Information shown:
>> START
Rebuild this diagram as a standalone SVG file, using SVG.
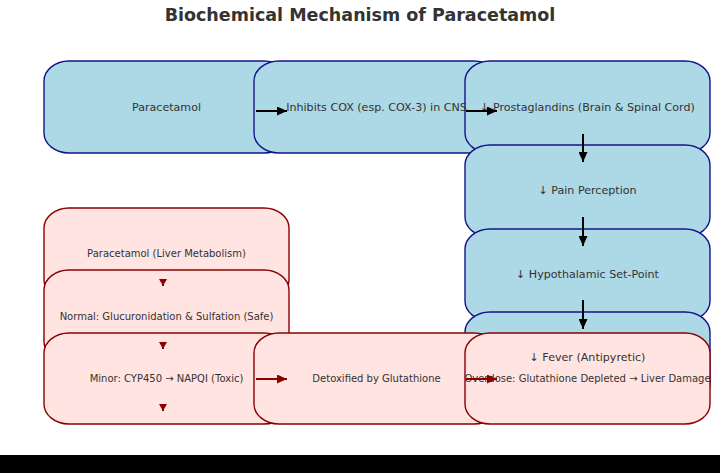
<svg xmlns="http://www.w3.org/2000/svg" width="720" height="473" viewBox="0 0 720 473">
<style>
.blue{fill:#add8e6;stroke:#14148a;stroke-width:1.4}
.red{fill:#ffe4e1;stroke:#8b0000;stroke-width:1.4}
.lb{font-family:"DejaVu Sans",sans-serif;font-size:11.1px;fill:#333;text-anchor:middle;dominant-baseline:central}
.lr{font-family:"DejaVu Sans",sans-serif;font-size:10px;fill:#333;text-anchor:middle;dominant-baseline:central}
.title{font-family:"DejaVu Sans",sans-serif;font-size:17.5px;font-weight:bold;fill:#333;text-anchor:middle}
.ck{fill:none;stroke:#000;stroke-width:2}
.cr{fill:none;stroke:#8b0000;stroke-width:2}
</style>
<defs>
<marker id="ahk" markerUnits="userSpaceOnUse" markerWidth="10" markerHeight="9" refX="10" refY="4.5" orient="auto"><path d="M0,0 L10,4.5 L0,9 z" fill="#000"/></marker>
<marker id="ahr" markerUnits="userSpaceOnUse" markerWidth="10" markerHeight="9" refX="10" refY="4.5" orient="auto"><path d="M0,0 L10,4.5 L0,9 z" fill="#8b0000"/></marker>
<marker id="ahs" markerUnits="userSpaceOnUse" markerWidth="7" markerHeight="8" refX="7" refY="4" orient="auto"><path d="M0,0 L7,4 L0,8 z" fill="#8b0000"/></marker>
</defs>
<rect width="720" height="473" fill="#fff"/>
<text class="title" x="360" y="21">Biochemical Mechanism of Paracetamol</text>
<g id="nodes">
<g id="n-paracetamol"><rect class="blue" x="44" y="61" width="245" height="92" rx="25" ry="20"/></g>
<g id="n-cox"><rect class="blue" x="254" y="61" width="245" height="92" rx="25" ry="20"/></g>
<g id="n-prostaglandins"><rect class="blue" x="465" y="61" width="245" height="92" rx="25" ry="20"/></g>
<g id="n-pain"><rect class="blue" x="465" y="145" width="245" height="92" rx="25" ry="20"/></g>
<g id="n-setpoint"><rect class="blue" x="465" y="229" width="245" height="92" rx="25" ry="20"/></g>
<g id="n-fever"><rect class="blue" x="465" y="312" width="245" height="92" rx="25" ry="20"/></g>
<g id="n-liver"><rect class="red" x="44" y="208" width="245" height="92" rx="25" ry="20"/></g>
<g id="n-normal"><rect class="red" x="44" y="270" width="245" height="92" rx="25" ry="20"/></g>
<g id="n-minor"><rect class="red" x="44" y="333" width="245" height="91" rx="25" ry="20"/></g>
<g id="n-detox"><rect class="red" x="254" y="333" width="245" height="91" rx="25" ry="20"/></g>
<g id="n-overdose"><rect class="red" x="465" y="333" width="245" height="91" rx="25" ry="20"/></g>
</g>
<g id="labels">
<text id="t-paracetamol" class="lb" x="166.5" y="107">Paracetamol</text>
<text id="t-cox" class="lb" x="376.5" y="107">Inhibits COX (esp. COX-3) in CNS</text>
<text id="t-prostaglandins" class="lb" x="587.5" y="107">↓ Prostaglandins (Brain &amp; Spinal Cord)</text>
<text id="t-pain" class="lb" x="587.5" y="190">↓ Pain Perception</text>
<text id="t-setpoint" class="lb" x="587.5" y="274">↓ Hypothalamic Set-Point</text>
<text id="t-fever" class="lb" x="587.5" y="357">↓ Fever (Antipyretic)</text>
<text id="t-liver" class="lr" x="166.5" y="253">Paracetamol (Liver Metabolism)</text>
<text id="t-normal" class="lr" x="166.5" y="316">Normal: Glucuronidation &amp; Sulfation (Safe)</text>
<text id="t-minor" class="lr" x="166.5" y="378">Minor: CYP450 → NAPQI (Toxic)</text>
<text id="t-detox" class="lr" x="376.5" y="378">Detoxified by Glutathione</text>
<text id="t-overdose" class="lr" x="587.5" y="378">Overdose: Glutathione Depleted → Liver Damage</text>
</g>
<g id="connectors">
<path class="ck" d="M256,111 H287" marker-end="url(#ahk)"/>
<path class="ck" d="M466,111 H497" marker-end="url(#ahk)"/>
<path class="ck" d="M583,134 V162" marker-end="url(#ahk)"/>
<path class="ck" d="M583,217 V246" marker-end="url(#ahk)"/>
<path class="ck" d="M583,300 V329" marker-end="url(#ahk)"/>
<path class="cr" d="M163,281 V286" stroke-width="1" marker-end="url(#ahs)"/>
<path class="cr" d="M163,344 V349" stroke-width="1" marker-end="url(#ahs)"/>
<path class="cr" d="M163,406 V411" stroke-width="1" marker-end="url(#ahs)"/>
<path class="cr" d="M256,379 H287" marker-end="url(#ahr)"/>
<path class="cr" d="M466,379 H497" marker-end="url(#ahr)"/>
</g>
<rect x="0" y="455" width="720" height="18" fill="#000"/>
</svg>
>> END
What needs to be done:
Give back the whole listing as it stands, minus its pictures.

Full solution:
Rebuild this diagram as a standalone SVG file, using SVG.
<svg xmlns="http://www.w3.org/2000/svg" width="720" height="473" viewBox="0 0 720 473">
<style>
.blue{fill:#add8e6;stroke:#14148a;stroke-width:1.4}
.red{fill:#ffe4e1;stroke:#8b0000;stroke-width:1.4}
.lb{font-family:"DejaVu Sans",sans-serif;font-size:11.1px;fill:#333;text-anchor:middle;dominant-baseline:central}
.lr{font-family:"DejaVu Sans",sans-serif;font-size:10px;fill:#333;text-anchor:middle;dominant-baseline:central}
.title{font-family:"DejaVu Sans",sans-serif;font-size:17.5px;font-weight:bold;fill:#333;text-anchor:middle}
.ck{fill:none;stroke:#000;stroke-width:2}
.cr{fill:none;stroke:#8b0000;stroke-width:2}
</style>
<defs>
<marker id="ahk" markerUnits="userSpaceOnUse" markerWidth="10" markerHeight="9" refX="10" refY="4.5" orient="auto"><path d="M0,0 L10,4.5 L0,9 z" fill="#000"/></marker>
<marker id="ahr" markerUnits="userSpaceOnUse" markerWidth="10" markerHeight="9" refX="10" refY="4.5" orient="auto"><path d="M0,0 L10,4.5 L0,9 z" fill="#8b0000"/></marker>
<marker id="ahs" markerUnits="userSpaceOnUse" markerWidth="7" markerHeight="8" refX="7" refY="4" orient="auto"><path d="M0,0 L7,4 L0,8 z" fill="#8b0000"/></marker>
</defs>
<rect width="720" height="473" fill="#fff"/>
<text class="title" x="360" y="21">Biochemical Mechanism of Paracetamol</text>
<g id="nodes">
<g id="n-paracetamol"><rect class="blue" x="44" y="61" width="245" height="92" rx="25" ry="20"/></g>
<g id="n-cox"><rect class="blue" x="254" y="61" width="245" height="92" rx="25" ry="20"/></g>
<g id="n-prostaglandins"><rect class="blue" x="465" y="61" width="245" height="92" rx="25" ry="20"/></g>
<g id="n-pain"><rect class="blue" x="465" y="145" width="245" height="92" rx="25" ry="20"/></g>
<g id="n-setpoint"><rect class="blue" x="465" y="229" width="245" height="92" rx="25" ry="20"/></g>
<g id="n-fever"><rect class="blue" x="465" y="312" width="245" height="92" rx="25" ry="20"/></g>
<g id="n-liver"><rect class="red" x="44" y="208" width="245" height="92" rx="25" ry="20"/></g>
<g id="n-normal"><rect class="red" x="44" y="270" width="245" height="92" rx="25" ry="20"/></g>
<g id="n-minor"><rect class="red" x="44" y="333" width="245" height="91" rx="25" ry="20"/></g>
<g id="n-detox"><rect class="red" x="254" y="333" width="245" height="91" rx="25" ry="20"/></g>
<g id="n-overdose"><rect class="red" x="465" y="333" width="245" height="91" rx="25" ry="20"/></g>
</g>
<g id="labels">
<text id="t-paracetamol" class="lb" x="166.5" y="107">Paracetamol</text>
<text id="t-cox" class="lb" x="376.5" y="107">Inhibits COX (esp. COX-3) in CNS</text>
<text id="t-prostaglandins" class="lb" x="587.5" y="107">↓ Prostaglandins (Brain &amp; Spinal Cord)</text>
<text id="t-pain" class="lb" x="587.5" y="190">↓ Pain Perception</text>
<text id="t-setpoint" class="lb" x="587.5" y="274">↓ Hypothalamic Set-Point</text>
<text id="t-fever" class="lb" x="587.5" y="357">↓ Fever (Antipyretic)</text>
<text id="t-liver" class="lr" x="166.5" y="253">Paracetamol (Liver Metabolism)</text>
<text id="t-normal" class="lr" x="166.5" y="316">Normal: Glucuronidation &amp; Sulfation (Safe)</text>
<text id="t-minor" class="lr" x="166.5" y="378">Minor: CYP450 → NAPQI (Toxic)</text>
<text id="t-detox" class="lr" x="376.5" y="378">Detoxified by Glutathione</text>
<text id="t-overdose" class="lr" x="587.5" y="378">Overdose: Glutathione Depleted → Liver Damage</text>
</g>
<g id="connectors">
<path class="ck" d="M256,111 H287" marker-end="url(#ahk)"/>
<path class="ck" d="M466,111 H497" marker-end="url(#ahk)"/>
<path class="ck" d="M583,134 V162" marker-end="url(#ahk)"/>
<path class="ck" d="M583,217 V246" marker-end="url(#ahk)"/>
<path class="ck" d="M583,300 V329" marker-end="url(#ahk)"/>
<path class="cr" d="M163,281 V286" stroke-width="1" marker-end="url(#ahs)"/>
<path class="cr" d="M163,344 V349" stroke-width="1" marker-end="url(#ahs)"/>
<path class="cr" d="M163,406 V411" stroke-width="1" marker-end="url(#ahs)"/>
<path class="cr" d="M256,379 H287" marker-end="url(#ahr)"/>
<path class="cr" d="M466,379 H497" marker-end="url(#ahr)"/>
</g>
<rect x="0" y="455" width="720" height="18" fill="#000"/>
</svg>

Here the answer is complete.